Have a readiness to change countries more often than jobs

New York —
United Nations Deputy Secretary-General Mark Malloch Brown called on New York University (NYU) graduates to fully engage with the world as true “global citizens” and live up to the words of former United States President Franklin D. Roosevelt by casting aside isolationism.

Speaking at the commencement of the University’s School of Continuing and Professional Education, which included the first batch of graduates from the Program of Global Affairs, Mr. Malloch Brown praised the students for their “determination and initiative” to pursue further studies and a career at the same time, and recalled his own experiences relating to continuing education.
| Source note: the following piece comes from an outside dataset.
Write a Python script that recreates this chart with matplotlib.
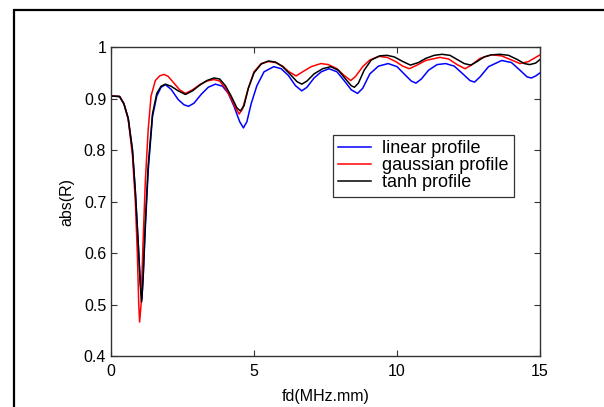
import matplotlib
matplotlib.use("Agg")
import matplotlib.pyplot as plt
from matplotlib.patches import Rectangle

plt.rcParams['font.family'] = ['Liberation Sans', 'DejaVu Sans']

# linear profile
x_lin = [0, 0.3, 0.45, 0.6, 0.75, 0.85, 0.95, 1.03, 1.08, 1.13, 1.2, 1.3, 1.45,
         1.6, 1.75, 1.9, 2.1, 2.35, 2.55, 2.71, 2.9, 3.15, 3.4, 3.65, 3.9, 4.1,
         4.3, 4.5, 4.63, 4.75, 4.9, 5.1, 5.35, 5.69, 5.95, 6.2, 6.45, 6.67, 6.85,
         7.1, 7.35, 7.62, 7.9, 8.15, 8.4, 8.62, 8.8, 9.05, 9.35, 9.69, 10.0, 10.3,
         10.5, 10.66, 10.85, 11.1, 11.4, 11.7, 12.0, 12.3, 12.55, 12.71, 12.9,
         13.2, 13.66, 14.0, 14.3, 14.55, 14.7, 14.85, 15.0]
y_lin = [0.905, 0.904, 0.89, 0.862, 0.80, 0.72, 0.62, 0.54, 0.51, 0.56, 0.65, 0.76, 0.865,
         0.905, 0.922, 0.927, 0.918, 0.898, 0.888, 0.885, 0.891, 0.908, 0.922, 0.928, 0.924, 0.91,
         0.885, 0.855, 0.843, 0.855, 0.89, 0.925, 0.952, 0.962, 0.958, 0.945, 0.925, 0.915, 0.922,
         0.94, 0.952, 0.958, 0.952, 0.935, 0.917, 0.91, 0.92, 0.948, 0.963, 0.968, 0.962, 0.945,
         0.934, 0.93, 0.938, 0.955, 0.966, 0.968, 0.963, 0.948, 0.935, 0.932, 0.942,
         0.962, 0.974, 0.97, 0.955, 0.942, 0.94, 0.944, 0.95]

# gaussian profile
x_gau = [0, 0.3, 0.45, 0.6, 0.75, 0.85, 0.92, 0.97, 1.0, 1.05, 1.12, 1.2, 1.3, 1.4,
         1.55, 1.7, 1.85, 2.0, 2.2, 2.4, 2.6, 2.85, 3.1, 3.35, 3.6, 3.8, 4.0, 4.2,
         4.35, 4.48, 4.6, 4.8, 5.0, 5.25, 5.5, 5.75, 6.0, 6.2, 6.47, 6.7, 7.0, 7.34,
         7.6, 7.9, 8.15, 8.38, 8.55, 8.8, 9.05, 9.36, 9.65, 9.95, 10.2, 10.43, 10.7,
         11.0, 11.5, 11.8, 12.1, 12.38, 12.6, 12.9, 13.3, 13.65, 14.0, 14.3, 14.6, 15.0]
y_gau = [0.905, 0.904, 0.89, 0.86, 0.79, 0.70, 0.60, 0.50, 0.466, 0.50, 0.62, 0.74, 0.84, 0.905,
         0.935, 0.944, 0.947, 0.943, 0.93, 0.917, 0.91, 0.917, 0.927, 0.934, 0.937, 0.934, 0.92, 0.90,
         0.882, 0.87, 0.88, 0.92, 0.952, 0.968, 0.972, 0.97, 0.963, 0.953, 0.944, 0.952, 0.962, 0.968,
         0.966, 0.958, 0.945, 0.935, 0.943, 0.962, 0.975, 0.982, 0.98, 0.972, 0.963, 0.958, 0.965,
         0.974, 0.98, 0.977, 0.966, 0.958, 0.965, 0.978, 0.985, 0.983, 0.975, 0.968, 0.972, 0.985]

# tanh profile
x_tanh = [0, 0.3, 0.45, 0.6, 0.75, 0.85, 0.95, 1.02, 1.07, 1.12, 1.2, 1.3, 1.45, 1.6,
          1.75, 1.9, 2.1, 2.35, 2.6, 2.85, 3.1, 3.35, 3.6, 3.8, 4.0, 4.2, 4.4, 4.52,
          4.65, 4.8, 5.0, 5.25, 5.5, 5.75, 6.0, 6.25, 6.5, 6.67, 6.85, 7.1, 7.4, 7.68,
          7.95, 8.2, 8.4, 8.51, 8.65, 8.85, 9.1, 9.4, 9.65, 9.9, 10.2, 10.47, 10.75,
          11.0, 11.3, 11.57, 11.85, 12.1, 12.35, 12.58, 12.8, 13.05, 13.3, 13.6, 13.9,
          14.2, 14.45, 14.64, 14.85, 15.0]
y_tanh = [0.905, 0.904, 0.89, 0.862, 0.80, 0.72, 0.62, 0.54, 0.505, 0.55, 0.66, 0.77, 0.87, 0.91,
          0.924, 0.928, 0.924, 0.915, 0.908, 0.915, 0.926, 0.935, 0.94, 0.938, 0.925, 0.905, 0.882, 0.876,
          0.886, 0.92, 0.95, 0.967, 0.973, 0.971, 0.962, 0.948, 0.933, 0.928, 0.934, 0.948, 0.958, 0.962,
          0.955, 0.938, 0.925, 0.922, 0.93, 0.955, 0.975, 0.983, 0.984, 0.981, 0.972, 0.965, 0.97,
          0.978, 0.984, 0.986, 0.984, 0.976, 0.968, 0.965, 0.972, 0.981, 0.985, 0.986, 0.984,
          0.976, 0.968, 0.966, 0.969, 0.976]

xticks = [0, 5, 10, 15]
yticks = [0.4, 0.5, 0.6, 0.7, 0.8, 0.9, 1]
ytick_labels = ['0.4', '0.5', '0.6', '0.7', '0.8', '0.9', '1']

fig = plt.figure(figsize=(6.04, 4.07), dpi=100)
ax = fig.add_axes([0.1838, 0.1253, 0.7103, 0.759])

ax.plot(x_lin, y_lin, color='blue', lw=1.1, label='linear profile')
ax.plot(x_gau, y_gau, color='red', lw=1.1, label='gaussian profile')
ax.plot(x_tanh, y_tanh, color='black', lw=1.1, label='tanh profile')

ax.set_xlim(0, 15)
ax.set_ylim(0.4, 1)
ax.set_xticks(xticks)
ax.set_yticks(yticks)
ax.set_yticklabels(ytick_labels)
ax.tick_params(direction='in', top=True, right=True, labelsize=11.5, length=4, color='#333333')
ax.tick_params(axis='x', pad=6)
for s in ax.spines.values():
    s.set_color('#333333')
    s.set_linewidth(1.0)

ax.set_xlabel('fd(MHz.mm)', fontsize=11.5, labelpad=7)
ax.set_ylabel('abs(R)', fontsize=11.5, labelpad=7)

leg = ax.legend(loc='upper left', bbox_to_anchor=(0.517, 0.716), fontsize=13,
                frameon=True, fancybox=False, handlelength=1.8, borderpad=0.3,
                labelspacing=0.0, handletextpad=0.65, borderaxespad=0)
leg.get_frame().set_edgecolor('black')
leg.get_frame().set_linewidth(0.9)

# outer frame of the cropped figure
fig.patches.append(Rectangle((0.0235, -0.1), 1.1, 1.0754, transform=fig.transFigure,
                             fill=False, edgecolor='black', linewidth=1.6))

fig.savefig('out.png', dpi=100)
“As a former chief of the UN Development Programme, I have a particular perspective on continuing education: that of the countries of Southern Africa as they emerged from long and vicious civil wars. In places like Mozambique and Namibia, many of today’s leaders spent their traditional university years in the bush as freedom fighters. Yet when justice and democracy were established, many of the rebels went back to school,” he said.

“Mozambique became, almost literally, a country governed by continuing education. The determination to learn reflected a determination to rebuild. To put the war years behind them and to regain lost ground, Mozambicans decided that it was never too late to learn, to go to school, to set a new course for themselves.”

Recalling these examples, Mr. Malloch Brown told the students that their studies in NYU’s classrooms “should be the beginning, not the end, of a lifetime of learning,” adding that his own continuing education has been based on a sense of “global citizenship – a readiness to change countries more often than jobs.”

He also outlined the breadth of the UN’s work, from promoting democracy and literacy, encouraging investment and trade, to ensuring decent education, checking nuclear proliferation and combating bird flu, highlighting that whatever the students’ fields of study, the world body’s work “concerns all of you.”

“More than half a century ago a great New Yorker, President Franklin D. Roosevelt, made a passionate plea for America’s global engagement. ‘We have learned that we cannot live alone, at peace; that our own well-being is dependent on the well-being of other nations, far away,’ he declared. ‘We have learned that we must live as men, and not as ostriches, nor as dogs in the manger. We have learned to be citizens of the world, members of the human community.’ ”

The Deputy Secretary-General voiced hope that the graduates would “continue to represent not just the ideals of this University and the vibrancy of this city, but also the exhortation of President Roosevelt,” adding “that, ultimately, is the charge of global citizenship.”